Wenediktows „Laplace Dämon" berücksichtigt auch die Erkenntnisse russischer Statistiker. Die Wahrscheinlichkeit, dass Menschen an einer Demonstration teilnehmen, ist demnach höher, wenn sie andere Demonstranten persönlich kennen – und nicht nur über das Internet. „Beispielsweise kennen sich 80 Prozent der Mitglieder von Gruppen des ukrainischen ‚Rechten Sektors' (informelle nationalistische Gruppierung in der Ukraine, Anm. d. Red.) in sozialen Netzwerken auch persönlich. In den russischen Netzwerken ist dieser Kennwert sehr viel niedriger, dort beträgt er lediglich 15 bis 20 Prozent", sagt Wenediktow. „Je mehr Menschen, die im Internet surfen, einander auch persönlich kennen, desto stärker ist ihre Aktivität im realen Leben."

 

Der Markt der Überwachung wächst

„Laplace Dämon" soll drei Gruppen überwachen: politisch orientierte Gruppen, soziale Protestgruppen und örtliche Diskussionsplattformen, die die Nutzer geografisch vereinigen. Ganz neu ist das nicht. Die russischen Strafverfolgungsbehörden haben die Aktivitäten derartiger Gruppen auch früher schon beobachtet. Etwa mit Unterstützung von Programmen wie „Semantic Archive", wie Experten erklären.
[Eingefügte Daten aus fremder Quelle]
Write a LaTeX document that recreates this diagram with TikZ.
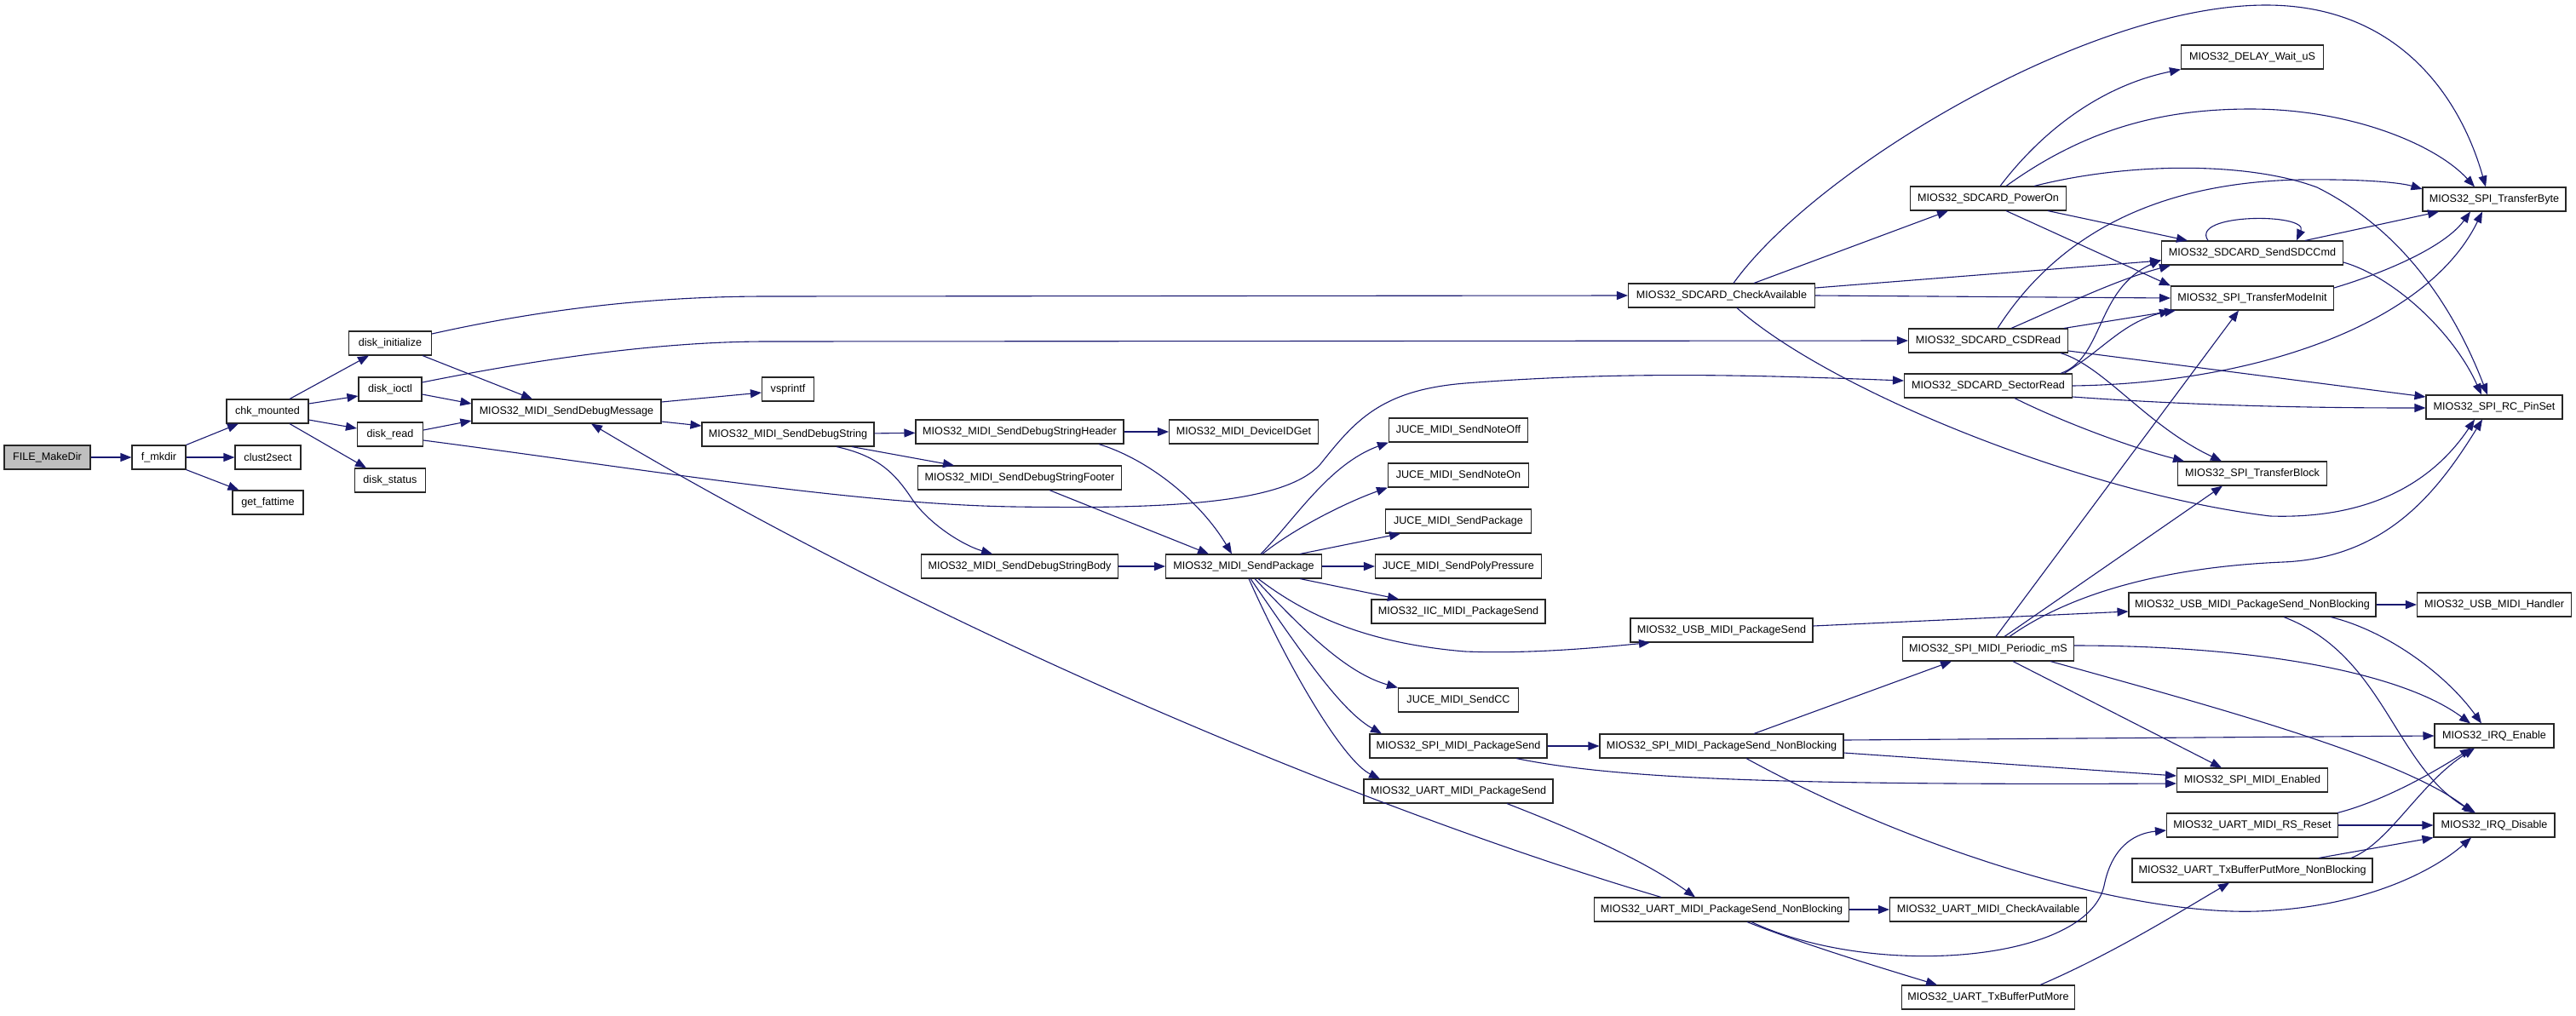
\documentclass[tikz,border=0pt]{standalone}
\usepackage{fontspec}
\setmainfont{Liberation Sans}
\usetikzlibrary{arrows.meta}
\definecolor{edgec}{RGB}{25,25,112}
\tikzset{
  box/.style={draw=black!85, line width=1.1pt, minimum height=28pt, inner sep=0pt, font=\fontsize{12.6}{15}\selectfont},
  call/.style={draw=edgec, line width=1.1pt, -{Triangle[length=13pt,width=10pt]}},
}
\begin{document}
\begin{tikzpicture}[x=1pt,y=-1pt]
\useasboundingbox (0,0) rectangle (3024,1192);
% nodes
\node[box,minimum width=101pt,fill=gray!50] (fmd) at (55.5,537) {FILE\_MakeDir};
\node[box,minimum width=63pt] (fmk) at (186.5,537) {f\_mkdir};
\node[box,minimum width=96pt] (chk) at (314,483) {chk\_mounted};
\node[box,minimum width=77pt] (cls) at (314.5,537) {clust2sect};
\node[box,minimum width=83pt] (gft) at (314.5,590) {get\_fattime};
\node[box,minimum width=97pt] (dini) at (458,403) {disk\_initialize};
\node[box,minimum width=74pt] (dioc) at (458,457) {disk\_ioctl};
\node[box,minimum width=77pt] (drd) at (458,510) {disk\_read};
\node[box,minimum width=83pt] (dst) at (458,564) {disk\_status};
\node[box,minimum width=222pt] (sdm) at (665,483) {MIOS32\_MIDI\_SendDebugMessage};
\node[box,minimum width=61pt] (vsp) at (925,457) {vsprintf};
\node[box,minimum width=202pt] (sds) at (925,510) {MIOS32\_MIDI\_SendDebugString};
\node[box,minimum width=244pt] (sdh) at (1197,507) {MIOS32\_MIDI\_SendDebugStringHeader};
\node[box,minimum width=239pt] (sdf) at (1197,561) {MIOS32\_MIDI\_SendDebugStringFooter};
\node[box,minimum width=231pt] (sdb) at (1197,665) {MIOS32\_MIDI\_SendDebugStringBody};
\node[box,minimum width=175pt] (dev) at (1460,507) {MIOS32\_MIDI\_DeviceIDGet};
\node[box,minimum width=183pt] (spk) at (1460,665) {MIOS32\_MIDI\_SendPackage};
\node[box,minimum width=163pt] (noff) at (1712,505) {JUCE\_MIDI\_SendNoteOff};
\node[box,minimum width=165pt] (non) at (1712,558) {JUCE\_MIDI\_SendNoteOn};
\node[box,minimum width=171pt] (jpk) at (1712,612) {JUCE\_MIDI\_SendPackage};
\node[box,minimum width=195pt] (jpp) at (1712,665) {JUCE\_MIDI\_SendPolyPressure};
\node[box,minimum width=204pt] (iic) at (1712,718) {MIOS32\_IIC\_MIDI\_PackageSend};
\node[box,minimum width=141pt] (jcc) at (1712,822) {JUCE\_MIDI\_SendCC};
\node[box,minimum width=208pt] (spips) at (1712,876) {MIOS32\_SPI\_MIDI\_PackageSend};
\node[box,minimum width=222pt] (uartps) at (1712,929) {MIOS32\_UART\_MIDI\_PackageSend};
\node[box,minimum width=214pt] (usbps) at (2021,740) {MIOS32\_USB\_MIDI\_PackageSend};
\node[box,minimum width=286pt] (spinb) at (2021,876) {MIOS32\_SPI\_MIDI\_PackageSend\_NonBlocking};
\node[box,minimum width=299pt] (uartnb) at (2021,1068) {MIOS32\_UART\_MIDI\_PackageSend\_NonBlocking};
\node[box,minimum width=219pt] (sdca) at (2021,347) {MIOS32\_SDCARD\_CheckAvailable};
\node[box,minimum width=183pt] (pwr) at (2334,233) {MIOS32\_SDCARD\_PowerOn};
\node[box,minimum width=187pt] (csd) at (2334,400) {MIOS32\_SDCARD\_CSDRead};
\node[box,minimum width=197pt] (sec) at (2334,453) {MIOS32\_SDCARD\_SectorRead};
\node[box,minimum width=201pt] (per) at (2334,762) {MIOS32\_SPI\_MIDI\_Periodic\_mS};
\node[box,minimum width=231pt] (uca) at (2334,1068) {MIOS32\_UART\_MIDI\_CheckAvailable};
\node[box,minimum width=203pt] (utx) at (2334,1171) {MIOS32\_UART\_TxBufferPutMore};
\node[box,minimum width=167pt] (dly) at (2644,67) {MIOS32\_DELAY\_Wait\_uS};
\node[box,minimum width=213pt] (sdc) at (2644,297) {MIOS32\_SDCARD\_SendSDCCmd};
\node[box,minimum width=191pt] (tmi) at (2644,350) {MIOS32\_SPI\_TransferModeInit};
\node[box,minimum width=175pt] (tbl) at (2644,556) {MIOS32\_SPI\_TransferBlock};
\node[box,minimum width=290pt] (usbnb) at (2644,710) {MIOS32\_USB\_MIDI\_PackageSend\_NonBlocking};
\node[box,minimum width=177pt] (spien) at (2644,916) {MIOS32\_SPI\_MIDI\_Enabled};
\node[box,minimum width=201pt] (rsr) at (2644,969) {MIOS32\_UART\_MIDI\_RS\_Reset};
\node[box,minimum width=282pt] (utxnb) at (2644,1022) {MIOS32\_UART\_TxBufferPutMore\_NonBlocking};
\node[box,minimum width=168pt] (tby) at (2928,234) {MIOS32\_SPI\_TransferByte};
\node[box,minimum width=160pt] (pin) at (2928,478) {MIOS32\_SPI\_RC\_PinSet};
\node[box,minimum width=181pt] (usbh) at (2928,710) {MIOS32\_USB\_MIDI\_Handler};
\node[box,minimum width=140pt] (irqe) at (2928,864) {MIOS32\_IRQ\_Enable};
\node[box,minimum width=142pt] (irqd) at (2928,969) {MIOS32\_IRQ\_Disable};
% edges
\draw[call] (fmd) -- (fmk);
\draw[call] (fmk.north east) -- ([xshift=-34pt]chk.south);
\draw[call] (fmk) -- (cls);
\draw[call] (fmk.south east) -- ([xshift=-34pt]gft.north);
\draw[call] ([xshift=26pt]chk.north) -- ([xshift=-25pt]dini.south);
\draw[call] ([yshift=9pt]chk.east) -- ([yshift=-8pt]dioc.west);
\draw[call] ([yshift=-10pt]chk.east) -- ([yshift=7pt]drd.west);
\draw[call] ([xshift=26pt]chk.south) -- ([xshift=-28pt]dst.north);
\draw[call] ([yshift=11pt]dini.east) .. controls (650,360) and (780,348) .. (900,348) -- (sdca.west);
\draw[call] ([xshift=38pt]dini.south) -- ([xshift=-40pt]sdm.north);
\draw[call] ([yshift=8pt]dioc.east) .. controls (640,420) and (780,401) .. (900,401) -- (csd.west);
\draw[call] ([yshift=-6pt]dioc.east) -- ([yshift=9pt]sdm.west);
\draw[call] ([yshift=5pt]drd.east) -- ([yshift=-11pt]sdm.west);
\draw[call] ([yshift=-7pt]drd.east) .. controls (750,550) and (1000,592) .. (1190,595) .. controls (1380,598) and (1510,590) .. (1550,545) .. controls (1590,495) and (1620,458) .. (1720,450) .. controls (1900,436) and (2050,440) .. ([yshift=6pt]sec.west);
\draw[call] ([yshift=11pt]sdm.east) -- ([yshift=-4pt]vsp.west);
\draw[call] ([yshift=-12pt]sdm.east) -- ([yshift=10pt]sds.west);
\draw[call] (sds) -- (sdh);
\draw[call] ([xshift=75pt]sds.south) -- ([xshift=-77pt]sdf.north);
\draw[call] ([xshift=57pt]sds.south) .. controls (1030,535) and (1050,555) .. (1070,585) .. controls (1090,615) and (1130,640) .. ([xshift=-32pt]sdb.north);
\draw[call] (sdh) -- (dev);
\draw[call] ([xshift=93pt]sdh.south) .. controls (1350,540) and (1410,590) .. ([xshift=-14pt]spk.north);
\draw[call] ([xshift=35pt]sdf.south) -- ([xshift=-41pt]spk.north);
\draw[call] (sdb) -- (spk);
\draw[call] ([xshift=20pt]spk.north) .. controls (1520,610) and (1560,545) .. (noff.south west);
\draw[call] ([xshift=22pt]spk.north) .. controls (1520,620) and (1580,590) .. (non.south west);
\draw[call] ([xshift=66pt]spk.north) -- ([xshift=-68pt]jpk.south);
\draw[call] (spk) -- (jpp);
\draw[call] ([xshift=66pt]spk.south) -- ([xshift=-70pt]iic.north);
\draw[call] ([xshift=17pt]spk.south) .. controls (1530,720) and (1600,755) .. (1720,765) .. controls (1800,768) and (1880,760) .. ([xshift=-84pt]usbps.south);
\draw[call] ([xshift=13pt]spk.south) .. controls (1530,740) and (1580,790) .. (jcc.north west);
\draw[call] ([xshift=8pt]spk.south) .. controls (1530,770) and (1575,835) .. ([xshift=-90pt]spips.north);
\draw[call] ([xshift=6pt]spk.south) .. controls (1520,800) and (1580,895) .. ([xshift=-92pt]uartps.north);
\draw[call] ([yshift=5pt]usbps.east) -- ([yshift=-8pt]usbnb.west);
\draw[call] (spips) -- (spinb);
\draw[call] ([xshift=68pt]spips.south) .. controls (1900,915) and (2100,922) .. ([yshift=-4pt]spien.west);
\draw[call] ([xshift=57pt]uartps.south) .. controls (1850,975) and (1930,1010) .. ([xshift=-31pt]uartnb.north);
\draw[call] ([xshift=-71pt]uartnb.north) .. controls (1600,950) and (1100,740) .. ([xshift=29pt]sdm.south);
\draw[call] (uartnb) -- (uca);
\draw[call] ([xshift=35pt]uartnb.south) .. controls (2200,1150) and (2450,1130) .. (2470,1040) .. controls (2480,990) and (2510,978) .. ([yshift=-6pt]rsr.west);
\draw[call] ([xshift=30pt]uartnb.south) .. controls (2120,1110) and (2220,1140) .. ([xshift=-60pt]utx.north);
\draw[call] ([xshift=61pt]utx.north) .. controls (2480,1120) and (2560,1070) .. ([xshift=-27pt]utxnb.south);
\draw[call] ([xshift=14pt]sdca.north) .. controls (2130,200) and (2450,6) .. (2660,6) .. controls (2820,6) and (2890,120) .. ([xshift=-10pt]tby.north);
\draw[call] ([xshift=38pt]sdca.north) -- ([xshift=-47pt]pwr.south);
\draw[call] ([yshift=9pt]sdca.east) -- ([yshift=-9pt]sdc.west);
\draw[call] (sdca.east) -- (tmi.west);
\draw[call] ([xshift=18pt]sdca.south) .. controls (2150,460) and (2450,580) .. (2665,606) .. controls (2790,610) and (2860,560) .. ([xshift=-23pt]pin.south);
\draw[call] ([xshift=14pt]pwr.north) .. controls (2400,150) and (2470,100) .. (dly.south west);
\draw[call] ([xshift=21pt]pwr.north) .. controls (2450,150) and (2540,128) .. (2642,128) .. controls (2760,128) and (2860,170) .. ([xshift=-23pt]tby.north);
\draw[call] ([xshift=70pt]pwr.south) -- ([xshift=-76pt]sdc.north);
\draw[call] ([xshift=21pt]pwr.south) -- (tmi.north west);
\draw[call] ([xshift=54pt]pwr.north) .. controls (2500,190) and (2640,190) .. (2720,220) .. controls (2820,270) and (2880,360) .. ([xshift=-8pt]pin.north);
\draw[call] ([xshift=-52pt]sdc.north) .. controls (2570,250) and (2710,250) .. ([xshift=52pt]sdc.north);
\draw[call] ([xshift=62pt]sdc.north) -- ([xshift=-65pt]tby.south);
\draw[call] ([yshift=-11pt]sdc.east) .. controls (2810,325) and (2880,390) .. ([xshift=-15pt]pin.north);
\draw[call] ([yshift=12pt]tmi.east) .. controls (2800,320) and (2870,290) .. ([xshift=-28pt]tby.south);
\draw[call] ([xshift=27pt]csd.north) .. controls (2420,360) and (2480,330) .. ([xshift=-96pt]sdc.south);
\draw[call] ([xshift=89pt]csd.north) -- ([xshift=-90pt]tmi.south);
\draw[call] ([xshift=11pt]csd.north) .. controls (2400,300) and (2500,215) .. (2700,211) .. controls (2780,210) and (2820,215) .. ([yshift=12pt]tby.west);
\draw[call] ([yshift=-12pt]csd.east) -- ([yshift=12pt]pin.west);
\draw[call] ([xshift=85pt]csd.south) .. controls (2470,430) and (2520,500) .. ([xshift=-36pt]tbl.north);
\draw[call] ([xshift=85pt]sec.north) .. controls (2470,420) and (2460,340) .. ([yshift=-8pt]sdc.west);
\draw[call] ([xshift=89pt]sec.north) .. controls (2470,410) and (2490,380) .. (tmi.south west);
\draw[call] (sec.east) .. controls (2650,450) and (2850,380) .. ([xshift=-14pt]tby.south);
\draw[call] ([yshift=-13pt]sec.east) .. controls (2600,478) and (2750,479) .. ([yshift=-1pt]pin.west);
\draw[call] ([xshift=31pt]sec.south) .. controls (2420,495) and (2500,525) .. ([xshift=-80pt]tbl.north);
\draw[call] ([xshift=9pt]per.north) -- ([xshift=-16pt]tmi.south);
\draw[call] ([xshift=19pt]per.north) -- ([xshift=-35pt]tbl.south);
\draw[call] ([xshift=25pt]per.north) .. controls (2440,690) and (2560,665) .. (2680,660) .. controls (2800,655) and (2860,580) .. ([xshift=-14pt]pin.south);
\draw[call] ([yshift=4pt]per.east) .. controls (2650,758) and (2820,790) .. ([xshift=-28pt]irqe.north);
\draw[call] ([xshift=29pt]per.south) -- ([xshift=-36pt]spien.north);
\draw[call] ([xshift=73pt]per.south) .. controls (2600,830) and (2820,890) .. ([xshift=-25pt]irqd.north);
\draw[call] (usbnb) -- (usbh);
\draw[call] ([xshift=92pt]usbnb.south) .. controls (2800,740) and (2870,790) .. ([xshift=-15pt]irqe.north);
\draw[call] ([xshift=37pt]usbnb.south) .. controls (2800,770) and (2810,900) .. ([xshift=-22pt]irqd.north);
\draw[call] ([xshift=38pt]spinb.north) -- ([xshift=-43pt]per.south);
\draw[call] ([yshift=7pt]spinb.east) -- (irqe.west);
\draw[call] ([yshift=-8pt]spinb.east) -- ([yshift=5pt]spien.west);
\draw[call] ([xshift=29pt]spinb.south) .. controls (2250,1000) and (2500,1075) .. (2650,1070) .. controls (2780,1065) and (2860,1020) .. ([xshift=-27pt]irqd.south);
\draw[call] ([xshift=100pt]rsr.north) .. controls (2800,940) and (2860,905) .. ([xshift=-27pt]irqe.south);
\draw[call] (rsr) -- (irqd);
\draw[call] ([xshift=116pt]utxnb.north) .. controls (2805,990) and (2840,920) .. ([xshift=-23pt]irqe.south);
\draw[call] ([xshift=78pt]utxnb.north) -- (irqd.south west);
\end{tikzpicture}
\end{document}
„Die Präsidialverwaltung und die Ministerien haben ihre eigenen Systeme. Wenediktow versucht, in diesen lukrativen Markt einzusteigen", meint Andrej Soldatow, Redakteur der Webseite Agentura.ru, die sich mit Aufklärungsdiensten beschäftigt. Die bisher vorhandenen Programme wurden allerdings für die Beobachtung strukturierter Informationen, und zwar Mitteilungen in den Massenmedien, entwickelt. Für die Arbeit mit dem Inhalt sozialer Medien muss das System relativ klein und auf konkrete Aufgaben ausgerichtet sein.

Wenediktow ist vom Nutzen seiner Neuentwicklung überzeugt: „Zu Beginn waren meine Ziele ausschließlich wissenschaftlicher Natur. Ich wollte politische Prozesse erforschen", erläutert er. „Aber nun denke ich, dass das Projekt dem Wohl der Gesellschaft dienlich sein kann." Bisher nutzt die Regierung „Laplace Dämon" noch nicht. Doch entsprechende Anfragen gebe es laut Wenediktow bereits.